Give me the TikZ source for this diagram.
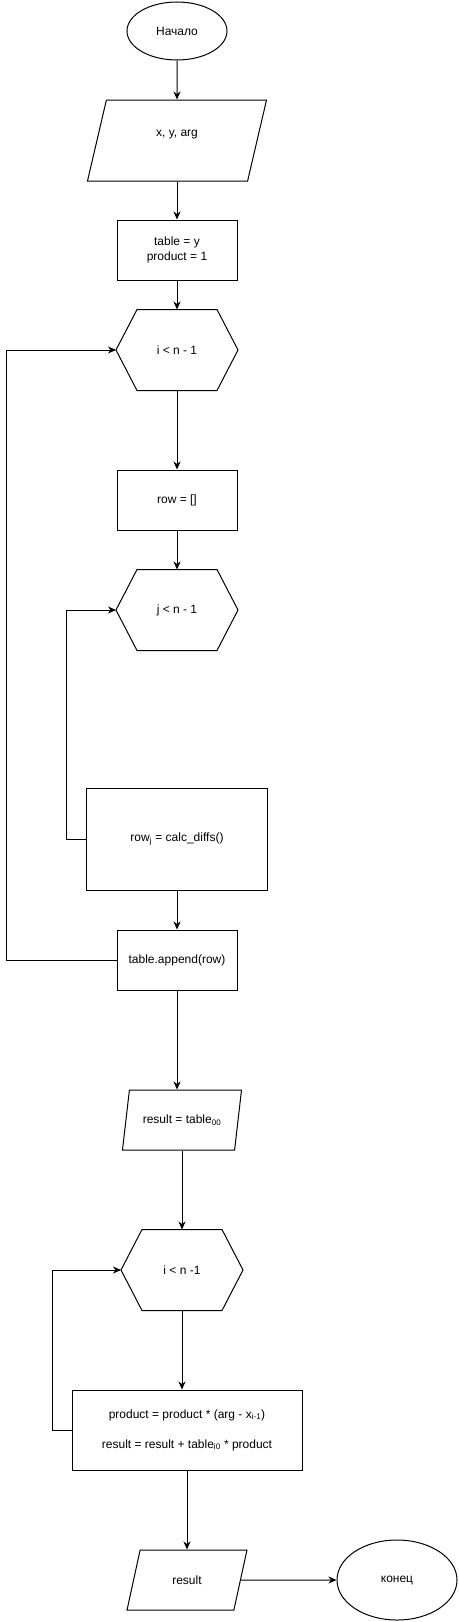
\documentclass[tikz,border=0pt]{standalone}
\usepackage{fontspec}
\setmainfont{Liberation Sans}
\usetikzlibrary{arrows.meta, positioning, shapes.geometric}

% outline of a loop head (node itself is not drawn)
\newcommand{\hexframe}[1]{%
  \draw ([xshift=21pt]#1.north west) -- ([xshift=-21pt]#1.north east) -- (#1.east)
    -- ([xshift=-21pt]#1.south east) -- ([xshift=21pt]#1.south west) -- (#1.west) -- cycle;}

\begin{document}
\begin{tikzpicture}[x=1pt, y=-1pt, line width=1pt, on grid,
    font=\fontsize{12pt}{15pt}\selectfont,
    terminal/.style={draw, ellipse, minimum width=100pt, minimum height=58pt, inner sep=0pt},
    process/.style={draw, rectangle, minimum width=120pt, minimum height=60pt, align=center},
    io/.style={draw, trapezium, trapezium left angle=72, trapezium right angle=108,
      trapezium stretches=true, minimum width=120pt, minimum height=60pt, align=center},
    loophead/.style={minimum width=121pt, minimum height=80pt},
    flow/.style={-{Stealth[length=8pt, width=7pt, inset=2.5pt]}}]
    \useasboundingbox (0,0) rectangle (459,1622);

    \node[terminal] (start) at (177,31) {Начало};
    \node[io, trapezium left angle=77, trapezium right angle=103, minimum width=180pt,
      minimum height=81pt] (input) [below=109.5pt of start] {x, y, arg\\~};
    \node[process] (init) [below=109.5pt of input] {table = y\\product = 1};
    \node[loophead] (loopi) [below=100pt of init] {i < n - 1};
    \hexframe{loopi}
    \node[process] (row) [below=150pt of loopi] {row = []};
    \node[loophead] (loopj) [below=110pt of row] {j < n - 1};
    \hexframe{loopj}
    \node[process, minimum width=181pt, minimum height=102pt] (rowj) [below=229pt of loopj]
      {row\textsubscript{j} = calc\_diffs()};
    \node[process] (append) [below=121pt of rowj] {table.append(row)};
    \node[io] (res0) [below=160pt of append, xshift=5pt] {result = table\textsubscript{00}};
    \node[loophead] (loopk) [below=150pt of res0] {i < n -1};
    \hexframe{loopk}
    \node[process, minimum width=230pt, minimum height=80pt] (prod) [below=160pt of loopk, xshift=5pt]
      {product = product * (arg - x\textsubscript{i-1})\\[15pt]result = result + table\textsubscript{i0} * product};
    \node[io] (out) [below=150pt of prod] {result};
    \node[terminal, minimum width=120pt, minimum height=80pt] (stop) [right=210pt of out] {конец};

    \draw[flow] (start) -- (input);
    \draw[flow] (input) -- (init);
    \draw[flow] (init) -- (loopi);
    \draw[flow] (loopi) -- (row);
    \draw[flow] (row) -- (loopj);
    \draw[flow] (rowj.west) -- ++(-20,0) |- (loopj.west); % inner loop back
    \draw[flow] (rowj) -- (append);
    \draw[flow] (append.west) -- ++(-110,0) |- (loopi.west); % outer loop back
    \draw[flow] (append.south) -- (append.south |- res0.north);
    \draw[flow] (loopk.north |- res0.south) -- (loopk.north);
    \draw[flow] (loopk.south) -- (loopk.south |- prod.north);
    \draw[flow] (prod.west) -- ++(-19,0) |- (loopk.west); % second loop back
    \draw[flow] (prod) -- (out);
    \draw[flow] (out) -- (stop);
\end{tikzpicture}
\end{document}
*****
▶ **Objective**
Leave out any pictures, please, and quote only the lines from the top of the data through the line that contains "(0,0) rectangle (459,1622);".

▶ **Written answer**
Give me the TikZ source for this diagram.
\documentclass[tikz,border=0pt]{standalone}
\usepackage{fontspec}
\setmainfont{Liberation Sans}
\usetikzlibrary{arrows.meta, positioning, shapes.geometric}

% outline of a loop head (node itself is not drawn)
\newcommand{\hexframe}[1]{%
  \draw ([xshift=21pt]#1.north west) -- ([xshift=-21pt]#1.north east) -- (#1.east)
    -- ([xshift=-21pt]#1.south east) -- ([xshift=21pt]#1.south west) -- (#1.west) -- cycle;}

\begin{document}
\begin{tikzpicture}[x=1pt, y=-1pt, line width=1pt, on grid,
    font=\fontsize{12pt}{15pt}\selectfont,
    terminal/.style={draw, ellipse, minimum width=100pt, minimum height=58pt, inner sep=0pt},
    process/.style={draw, rectangle, minimum width=120pt, minimum height=60pt, align=center},
    io/.style={draw, trapezium, trapezium left angle=72, trapezium right angle=108,
      trapezium stretches=true, minimum width=120pt, minimum height=60pt, align=center},
    loophead/.style={minimum width=121pt, minimum height=80pt},
    flow/.style={-{Stealth[length=8pt, width=7pt, inset=2.5pt]}}]
    \useasboundingbox (0,0) rectangle (459,1622);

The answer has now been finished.